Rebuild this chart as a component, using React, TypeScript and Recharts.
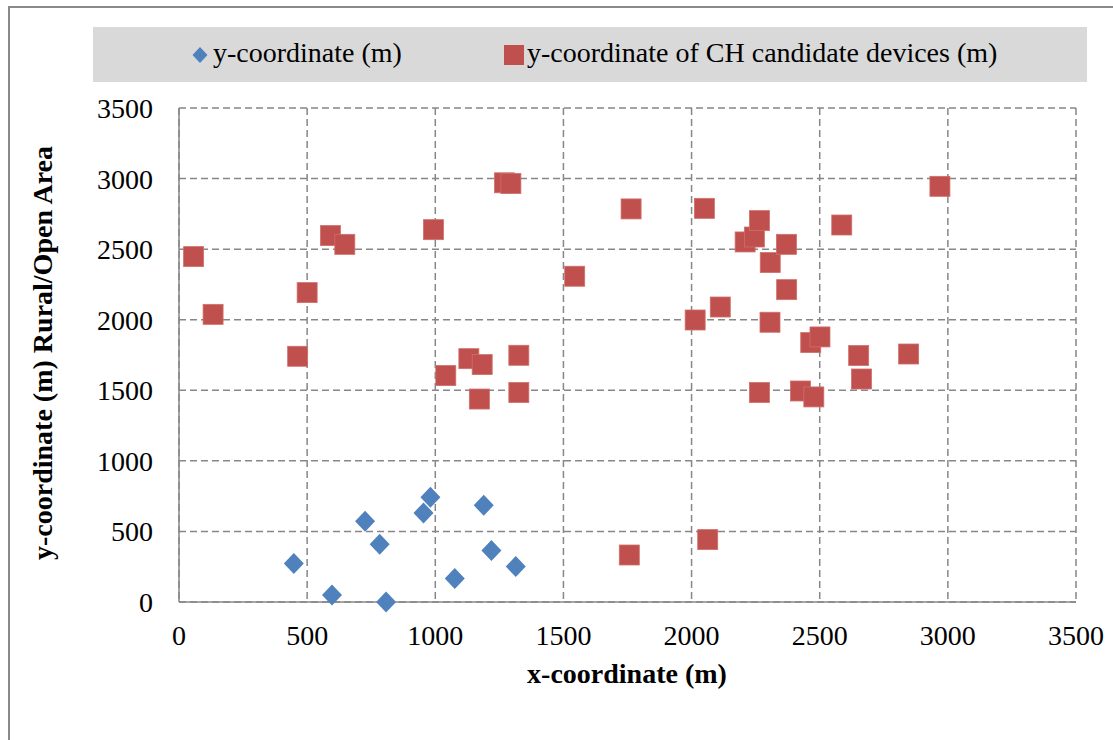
import React from 'react';
import { ScatterChart, Scatter, XAxis, YAxis, CartesianGrid, Legend } from 'recharts';

const seriesNames = ['y-coordinate (m)', 'y-coordinate of CH candidate devices (m)'];
const axisTicks = [0, 500, 1000, 1500, 2000, 2500, 3000, 3500];
const xTitle = 'x-coordinate (m)';
const yTitle = 'y-coordinate (m) Rural/Open Area';

const deviceX = [448, 597, 726, 783, 808, 954, 981, 1076, 1189, 1219, 1314];
const deviceY = [272, 50, 572, 409, 0, 631, 742, 166, 685, 364, 251];

const chX = [57, 133, 463, 500, 591, 647, 993, 1041, 1131, 1172, 1183, 1270, 1295, 1326, 1326, 1544, 1757, 1764, 2014, 2050, 2063, 2112, 2209, 2245, 2265, 2265, 2306, 2307, 2370, 2371, 2425, 2465, 2477, 2501, 2586, 2652, 2663, 2847, 2969];
const chY = [2447, 2038, 1741, 2192, 2596, 2534, 2638, 1604, 1724, 1438, 1682, 2970, 2965, 1748, 1484, 2308, 333, 2785, 1998, 2789, 442, 2090, 2551, 2586, 2702, 1484, 1982, 2405, 2534, 2213, 1495, 1838, 1453, 1878, 2671, 1746, 1580, 1757, 2945];

const deviceData = deviceX.map((x, i) => ({ x, y: deviceY[i] }));
const chData = chX.map((x, i) => ({ x, y: chY[i] }));

const BLUE = '#4f81bd';
const RED = '#c0504d';
const GRID = '#878787';
const FONT = '"Liberation Serif", "Times New Roman", serif';

const Diamond = (p: any) => {
  const { cx, cy } = p;
  if (cx == null || cy == null) return null;
  return (
    <path
      d={`M${cx},${cy - 10.5} L${cx + 10},${cy} L${cx},${cy + 10.5} L${cx - 10},${cy} Z`}
      fill={BLUE}
    />
  );
};

const Square = (p: any) => {
  const { cx, cy } = p;
  if (cx == null || cy == null) return null;
  return <rect x={cx - 10} y={cy - 10} width={20} height={20} fill={RED} stroke="#cf6f6c" strokeWidth={0.8} />;
};

const LegendContent = () => (
  <div style={{ width: 994, height: 55, background: '#d9d9d9' }}>
    <svg width={994} height={55} style={{ display: 'block' }}>
      <path d="M107,20 L114.5,28 L107,36 L99.5,28 Z" fill={BLUE} />
      <text x={120} y={35} fontFamily={FONT} fontSize={28} fill="#000">
        {seriesNames[0]}
      </text>
      <rect x={411} y={18} width={20} height={20} fill={RED} />
      <text x={434} y={35} fontFamily={FONT} fontSize={28} fill="#000">
        {seriesNames[1]}
      </text>
    </svg>
  </div>
);

export default function App() {
  return (
    <div style={{ position: 'absolute', left: 0, top: 0, width: 1113, height: 740, background: '#fff', overflow: 'hidden' }}>
      <div
        style={{
          position: 'absolute',
          left: 8,
          top: 6,
          width: 1200,
          height: 800,
          borderLeft: '2px solid #8a8a8a',
          borderTop: '2px solid #8a8a8a',
          boxSizing: 'border-box',
        }}
      />
      <div style={{ position: 'absolute', left: 0, top: 0 }}>
        <ScatterChart width={1113} height={740} margin={{ top: 108, right: 37, bottom: 78, left: 9 }}>
          <CartesianGrid stroke={GRID} strokeDasharray="7 4" strokeWidth={1.5} />
          <XAxis
            type="number"
            dataKey="x"
            domain={[0, 3500]}
            ticks={axisTicks}
            interval={0}
            height={60}
            axisLine={{ stroke: GRID, strokeWidth: 1.5 }}
            tickLine={false}
            tickSize={6}
            tickMargin={17}
            tick={{ fontFamily: FONT, fontSize: 28, fill: '#000' }}
            label={{
              content: () => (
                <text x={627} y={683} textAnchor="middle" fontFamily={FONT} fontSize={28} fontWeight="bold" fill="#000">
                  {xTitle}
                </text>
              ),
            }}
          />
          <YAxis
            type="number"
            dataKey="y"
            domain={[0, 3500]}
            ticks={axisTicks}
            interval={0}
            width={170}
            axisLine={{ stroke: GRID, strokeWidth: 1.5 }}
            tickLine={false}
            tickSize={6}
            tickMargin={20}
            tick={{ fontFamily: FONT, fontSize: 28, fill: '#000' }}
            label={{
              content: () => (
                <text
                  x={42}
                  y={353}
                  textAnchor="middle"
                  dominantBaseline="central"
                  transform="rotate(-90 42 353)"
                  fontFamily={FONT}
                  fontSize={28}
                  fontWeight="bold"
                  fill="#000"
                >
                  {yTitle}
                </text>
              ),
            }}
          />
          <Legend
            layout="horizontal"
            verticalAlign="middle"
            align="center"
            content={<LegendContent />}
            wrapperStyle={{ position: 'absolute', top: 27, left: 93, width: 994, height: 55 }}
          />
          <Scatter name={seriesNames[0]} data={deviceData} fill={BLUE} shape={Diamond} isAnimationActive={false} />
          <Scatter name={seriesNames[1]} data={chData} fill={RED} shape={Square} isAnimationActive={false} />
        </ScatterChart>
      </div>
    </div>
  );
}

» Directions:
Set the data above down again exactly as given, with no pictures.

» Finished task:
Rebuild this chart as a component, using React, TypeScript and Recharts.
import React from 'react';
import { ScatterChart, Scatter, XAxis, YAxis, CartesianGrid, Legend } from 'recharts';

const seriesNames = ['y-coordinate (m)', 'y-coordinate of CH candidate devices (m)'];
const axisTicks = [0, 500, 1000, 1500, 2000, 2500, 3000, 3500];
const xTitle = 'x-coordinate (m)';
const yTitle = 'y-coordinate (m) Rural/Open Area';

const deviceX = [448, 597, 726, 783, 808, 954, 981, 1076, 1189, 1219, 1314];
const deviceY = [272, 50, 572, 409, 0, 631, 742, 166, 685, 364, 251];

const chX = [57, 133, 463, 500, 591, 647, 993, 1041, 1131, 1172, 1183, 1270, 1295, 1326, 1326, 1544, 1757, 1764, 2014, 2050, 2063, 2112, 2209, 2245, 2265, 2265, 2306, 2307, 2370, 2371, 2425, 2465, 2477, 2501, 2586, 2652, 2663, 2847, 2969];
const chY = [2447, 2038, 1741, 2192, 2596, 2534, 2638, 1604, 1724, 1438, 1682, 2970, 2965, 1748, 1484, 2308, 333, 2785, 1998, 2789, 442, 2090, 2551, 2586, 2702, 1484, 1982, 2405, 2534, 2213, 1495, 1838, 1453, 1878, 2671, 1746, 1580, 1757, 2945];

const deviceData = deviceX.map((x, i) => ({ x, y: deviceY[i] }));
const chData = chX.map((x, i) => ({ x, y: chY[i] }));

const BLUE = '#4f81bd';
const RED = '#c0504d';
const GRID = '#878787';
const FONT = '"Liberation Serif", "Times New Roman", serif';

const Diamond = (p: any) => {
  const { cx, cy } = p;
  if (cx == null || cy == null) return null;
  return (
    <path
      d={`M${cx},${cy - 10.5} L${cx + 10},${cy} L${cx},${cy + 10.5} L${cx - 10},${cy} Z`}
      fill={BLUE}
    />
  );
};

const Square = (p: any) => {
  const { cx, cy } = p;
  if (cx == null || cy == null) return null;
  return <rect x={cx - 10} y={cy - 10} width={20} height={20} fill={RED} stroke="#cf6f6c" strokeWidth={0.8} />;
};

const LegendContent = () => (
  <div style={{ width: 994, height: 55, background: '#d9d9d9' }}>
    <svg width={994} height={55} style={{ display: 'block' }}>
      <path d="M107,20 L114.5,28 L107,36 L99.5,28 Z" fill={BLUE} />
      <text x={120} y={35} fontFamily={FONT} fontSize={28} fill="#000">
        {seriesNames[0]}
      </text>
      <rect x={411} y={18} width={20} height={20} fill={RED} />
      <text x={434} y={35} fontFamily={FONT} fontSize={28} fill="#000">
        {seriesNames[1]}
      </text>
    </svg>
  </div>
);

export default function App() {
  return (
    <div style={{ position: 'absolute', left: 0, top: 0, width: 1113, height: 740, background: '#fff', overflow: 'hidden' }}>
      <div
        style={{
          position: 'absolute',
          left: 8,
          top: 6,
          width: 1200,
          height: 800,
          borderLeft: '2px solid #8a8a8a',
          borderTop: '2px solid #8a8a8a',
          boxSizing: 'border-box',
        }}
      />
      <div style={{ position: 'absolute', left: 0, top: 0 }}>
        <ScatterChart width={1113} height={740} margin={{ top: 108, right: 37, bottom: 78, left: 9 }}>
          <CartesianGrid stroke={GRID} strokeDasharray="7 4" strokeWidth={1.5} />
          <XAxis
            type="number"
            dataKey="x"
            domain={[0, 3500]}
            ticks={axisTicks}
            interval={0}
            height={60}
            axisLine={{ stroke: GRID, strokeWidth: 1.5 }}
            tickLine={false}
            tickSize={6}
            tickMargin={17}
            tick={{ fontFamily: FONT, fontSize: 28, fill: '#000' }}
            label={{
              content: () => (
                <text x={627} y={683} textAnchor="middle" fontFamily={FONT} fontSize={28} fontWeight="bold" fill="#000">
                  {xTitle}
                </text>
              ),
            }}
          />
          <YAxis
            type="number"
            dataKey="y"
            domain={[0, 3500]}
            ticks={axisTicks}
            interval={0}
            width={170}
            axisLine={{ stroke: GRID, strokeWidth: 1.5 }}
            tickLine={false}
            tickSize={6}
            tickMargin={20}
            tick={{ fontFamily: FONT, fontSize: 28, fill: '#000' }}
            label={{
              content: () => (
                <text
                  x={42}
                  y={353}
                  textAnchor="middle"
                  dominantBaseline="central"
                  transform="rotate(-90 42 353)"
                  fontFamily={FONT}
                  fontSize={28}
                  fontWeight="bold"
                  fill="#000"
                >
                  {yTitle}
                </text>
              ),
            }}
          />
          <Legend
            layout="horizontal"
            verticalAlign="middle"
            align="center"
            content={<LegendContent />}
            wrapperStyle={{ position: 'absolute', top: 27, left: 93, width: 994, height: 55 }}
          />
          <Scatter name={seriesNames[0]} data={deviceData} fill={BLUE} shape={Diamond} isAnimationActive={false} />
          <Scatter name={seriesNames[1]} data={chData} fill={RED} shape={Square} isAnimationActive={false} />
        </ScatterChart>
      </div>
    </div>
  );
}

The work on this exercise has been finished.